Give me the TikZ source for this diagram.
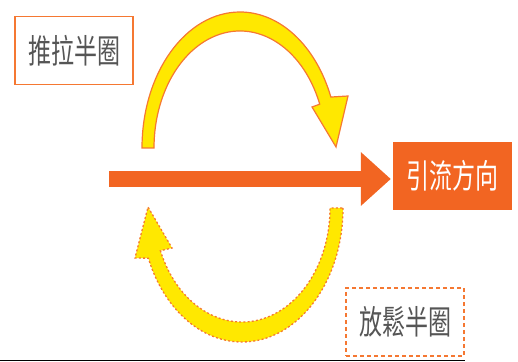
\documentclass[tikz,border=0pt]{standalone}
\usepackage{fontspec}
\newfontfamily\cjk{Noto Sans CJK TC}
\usetikzlibrary{arrows.meta,calc}
\definecolor{mainorange}{RGB}{242,101,34}
\definecolor{lineorange}{RGB}{245,120,50}
\definecolor{arcyellow}{RGB}{255,232,0}
\definecolor{textgray}{RGB}{85,85,85}
\tikzset{
  cjktext/.style={font=\cjk\fontsize{23}{23}\selectfont},
  labelbox/.style={minimum width=118pt, minimum height=68pt, inner sep=0pt, line width=1.4pt, text=textgray, cjktext},
  flowbox/.style={minimum width=119pt, minimum height=68pt, inner sep=0pt, fill=mainorange, text=white, cjktext},
  solidarc/.style={fill=arcyellow, draw=lineorange, line width=1.2pt, line join=miter},
  dashedarc/.style={fill=arcyellow, draw=lineorange, line width=1.3pt, dash pattern=on 2pt off 2.2pt},
  mainarrow/.style={draw=mainorange, line width=16pt, -{Triangle[length=30pt,width=52pt]}}
}
\newcommand{\tall}[1]{\scalebox{1}[1.45]{#1}}
\begin{document}
\begin{tikzpicture}[x=1pt,y=1pt]
\useasboundingbox (0,0) rectangle (518,361);
% label boxes
\node[labelbox, draw=lineorange] (push) at (74,310.5) {\tall{推拉半圈}};
\node[labelbox, draw=lineorange, dash pattern=on 4pt off 3pt] (relax) at (405,39) {\tall{放鬆半圈}};
\node[flowbox] (flow) at (452.5,185) {\tall{引流方向}};
% main arrow
\coordinate (start) at (109,182);
\draw[mainarrow, shorten >=2pt] (start) -- (start -| flow.west);
% top curved arrow (solid outline)
\path[solidarc] (142,213) arc[start angle=180, end angle=22, x radius=98pt, y radius=136pt]
  -- (348,265) -- (336,214) -- (312,254)
  -- ($(240,213)+(22:86pt and 117pt)$)
  arc[start angle=22, end angle=180, x radius=86pt, y radius=117pt] -- cycle;
% bottom curved arrow (dashed outline)
\path[dashedarc] (343,153) arc[start angle=0, end angle=-158, x radius=101pt, y radius=134pt]
  -- (135,103) -- (148,154) -- (172,113)
  -- ($(242,153)+(-158:88pt and 114pt)$)
  arc[start angle=-158, end angle=0, x radius=88pt, y radius=114pt] -- cycle;
% bottom rule
\draw[black, line width=1pt] (0,0.5) -- (465,0.5);
\end{tikzpicture}
\end{document}
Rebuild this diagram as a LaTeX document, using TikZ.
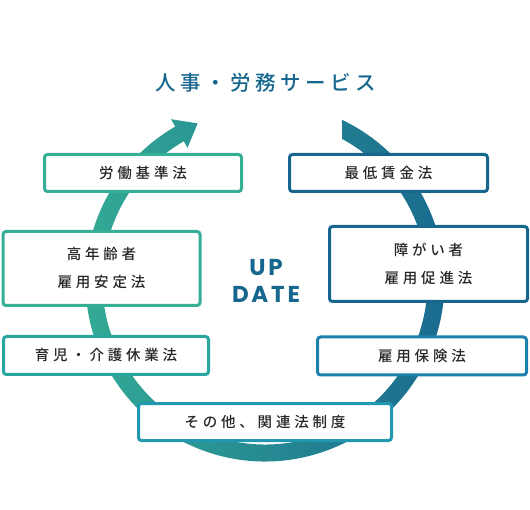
\documentclass[tikz,border=0pt]{standalone}
\usepackage{fontspec}
\setmainfont{Noto Sans CJK JP}
\newfontfamily\titlefont[LetterSpace=22]{Noto Sans CJK JP Medium}
\newfontfamily\lawfont[LetterSpace=26]{Noto Sans CJK JP Medium}
\newfontfamily\updfont[LetterSpace=12]{Poppins}
\usetikzlibrary{calc}

\definecolor{teal1}{HTML}{35AE96}
\definecolor{teal2}{HTML}{2AA6A0}
\definecolor{cyan1}{HTML}{2298B0}
\definecolor{blue1}{HTML}{1B80AC}
\definecolor{blue2}{HTML}{17668E}
\definecolor{ringmid}{HTML}{2396AC}

\begin{document}
\begin{tikzpicture}
    [x=1pt,y=1pt,
     lawbox/.style={draw,line width=3pt,rounded corners=3pt,fill=white,
       inner sep=0pt,align=center,text=black!85,
       font=\lawfont\fontsize{14.5}{28}\selectfont},
     every node/.style={anchor=center}]
    \useasboundingbox (0,0) rectangle (530,-510);
    \coordinate (c) at (265,-282);

    % ring with arrow head
    \shade[left color=teal1,middle color=ringmid,right color=blue2]
      ($(c)+(64.6:179.5)$) arc[start angle=64.6,end angle=-240,radius=179.5]
      -- ($(c)+(120:188)$) -- ($(c)+(120:171)+(30:21)$) -- ($(c)+(120:155)$)
      -- ($(c)+(120:162.5)$) arc[start angle=-240,end angle=61.7,radius=162.5]
      -- cycle;

    \node[text=blue2,font=\titlefont\fontsize{20.5}{24}\selectfont] (title) at (266,-83) {人事・労務サービス};

    \node[lawbox,draw=teal1,minimum width=197,minimum height=37] (roudou) at (143,-173) {労働基準法};
    \node[lawbox,draw=teal1,minimum width=197,minimum height=74] (kounen) at (101.5,-268.5) {高年齢者\\雇用安定法};
    \node[lawbox,draw=teal2,minimum width=205,minimum height=38] (ikuji) at (106,-355.5) {育児・介護休業法};
    \node[lawbox,draw=blue2,minimum width=198,minimum height=37] (saitei) at (388.5,-173) {最低賃金法};
    \node[lawbox,draw=blue2,minimum width=198,minimum height=75] (shougai) at (428.5,-264) {障がい者\\雇用促進法};
    \node[lawbox,draw=blue1,minimum width=209,minimum height=38] (koyou) at (422,-356) {雇用保険法};
    \node[lawbox,draw=cyan1,minimum width=253,minimum height=37] (sonota) at (265,-422) {その他、関連法制度};

    \node[text=blue2,align=center,font=\updfont\bfseries\fontsize{23}{27}\selectfont] (update) at (266,-281) {UP\\DATE};
\end{tikzpicture}
\end{document}
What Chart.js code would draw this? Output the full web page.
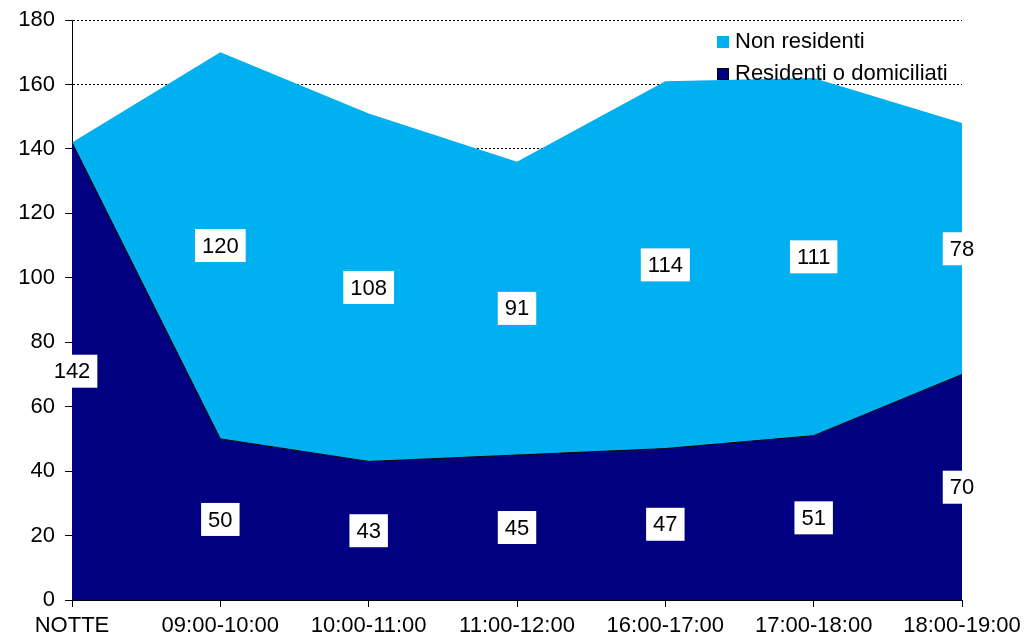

= = = =

Leave images out of the retyped records; keep all else exact.

Give me the TikZ source for this diagram.
\documentclass[tikz,border=0pt]{standalone}
\usepackage{fontspec}
\newfontfamily\cjk{Noto Sans CJK TC}
\usetikzlibrary{arrows.meta,calc}
\definecolor{mainorange}{RGB}{242,101,34}
\definecolor{lineorange}{RGB}{245,120,50}
\definecolor{arcyellow}{RGB}{255,232,0}
\definecolor{textgray}{RGB}{85,85,85}
\tikzset{
  cjktext/.style={font=\cjk\fontsize{23}{23}\selectfont},
  labelbox/.style={minimum width=118pt, minimum height=68pt, inner sep=0pt, line width=1.4pt, text=textgray, cjktext},
  flowbox/.style={minimum width=119pt, minimum height=68pt, inner sep=0pt, fill=mainorange, text=white, cjktext},
  solidarc/.style={fill=arcyellow, draw=lineorange, line width=1.2pt, line join=miter},
  dashedarc/.style={fill=arcyellow, draw=lineorange, line width=1.3pt, dash pattern=on 2pt off 2.2pt},
  mainarrow/.style={draw=mainorange, line width=16pt, -{Triangle[length=30pt,width=52pt]}}
}
\newcommand{\tall}[1]{\scalebox{1}[1.45]{#1}}
\begin{document}
\begin{tikzpicture}[x=1pt,y=1pt]
\useasboundingbox (0,0) rectangle (518,361);
% label boxes
\node[labelbox, draw=lineorange] (push) at (74,310.5) {\tall{推拉半圈}};
\node[labelbox, draw=lineorange, dash pattern=on 4pt off 3pt] (relax) at (405,39) {\tall{放鬆半圈}};
\node[flowbox] (flow) at (452.5,185) {\tall{引流方向}};
% main arrow
\coordinate (start) at (109,182);
\draw[mainarrow, shorten >=2pt] (start) -- (start -| flow.west);
% top curved arrow (solid outline)
\path[solidarc] (142,213) arc[start angle=180, end angle=22, x radius=98pt, y radius=136pt]
  -- (348,265) -- (336,214) -- (312,254)
  -- ($(240,213)+(22:86pt and 117pt)$)
  arc[start angle=22, end angle=180, x radius=86pt, y radius=117pt] -- cycle;
% bottom curved arrow (dashed outline)
\path[dashedarc] (343,153) arc[start angle=0, end angle=-158, x radius=101pt, y radius=134pt]
  -- (135,103) -- (148,154) -- (172,113)
  -- ($(242,153)+(-158:88pt and 114pt)$)
  arc[start angle=-158, end angle=0, x radius=88pt, y radius=114pt] -- cycle;
% bottom rule
\draw[black, line width=1pt] (0,0.5) -- (465,0.5);
\end{tikzpicture}
\end{document}
Rebuild this diagram as a LaTeX document, using TikZ.
\documentclass[tikz,border=0pt]{standalone}
\usepackage{fontspec}
\setmainfont{Noto Sans CJK JP}
\newfontfamily\titlefont[LetterSpace=22]{Noto Sans CJK JP Medium}
\newfontfamily\lawfont[LetterSpace=26]{Noto Sans CJK JP Medium}
\newfontfamily\updfont[LetterSpace=12]{Poppins}
\usetikzlibrary{calc}

\definecolor{teal1}{HTML}{35AE96}
\definecolor{teal2}{HTML}{2AA6A0}
\definecolor{cyan1}{HTML}{2298B0}
\definecolor{blue1}{HTML}{1B80AC}
\definecolor{blue2}{HTML}{17668E}
\definecolor{ringmid}{HTML}{2396AC}

\begin{document}
\begin{tikzpicture}
    [x=1pt,y=1pt,
     lawbox/.style={draw,line width=3pt,rounded corners=3pt,fill=white,
       inner sep=0pt,align=center,text=black!85,
       font=\lawfont\fontsize{14.5}{28}\selectfont},
     every node/.style={anchor=center}]
    \useasboundingbox (0,0) rectangle (530,-510);
    \coordinate (c) at (265,-282);

    % ring with arrow head
    \shade[left color=teal1,middle color=ringmid,right color=blue2]
      ($(c)+(64.6:179.5)$) arc[start angle=64.6,end angle=-240,radius=179.5]
      -- ($(c)+(120:188)$) -- ($(c)+(120:171)+(30:21)$) -- ($(c)+(120:155)$)
      -- ($(c)+(120:162.5)$) arc[start angle=-240,end angle=61.7,radius=162.5]
      -- cycle;

    \node[text=blue2,font=\titlefont\fontsize{20.5}{24}\selectfont] (title) at (266,-83) {人事・労務サービス};

    \node[lawbox,draw=teal1,minimum width=197,minimum height=37] (roudou) at (143,-173) {労働基準法};
    \node[lawbox,draw=teal1,minimum width=197,minimum height=74] (kounen) at (101.5,-268.5) {高年齢者\\雇用安定法};
    \node[lawbox,draw=teal2,minimum width=205,minimum height=38] (ikuji) at (106,-355.5) {育児・介護休業法};
    \node[lawbox,draw=blue2,minimum width=198,minimum height=37] (saitei) at (388.5,-173) {最低賃金法};
    \node[lawbox,draw=blue2,minimum width=198,minimum height=75] (shougai) at (428.5,-264) {障がい者\\雇用促進法};
    \node[lawbox,draw=blue1,minimum width=209,minimum height=38] (koyou) at (422,-356) {雇用保険法};
    \node[lawbox,draw=cyan1,minimum width=253,minimum height=37] (sonota) at (265,-422) {その他、関連法制度};

    \node[text=blue2,align=center,font=\updfont\bfseries\fontsize{23}{27}\selectfont] (update) at (266,-281) {UP\\DATE};
\end{tikzpicture}
\end{document}
What Chart.js code would draw this? Output the full web page.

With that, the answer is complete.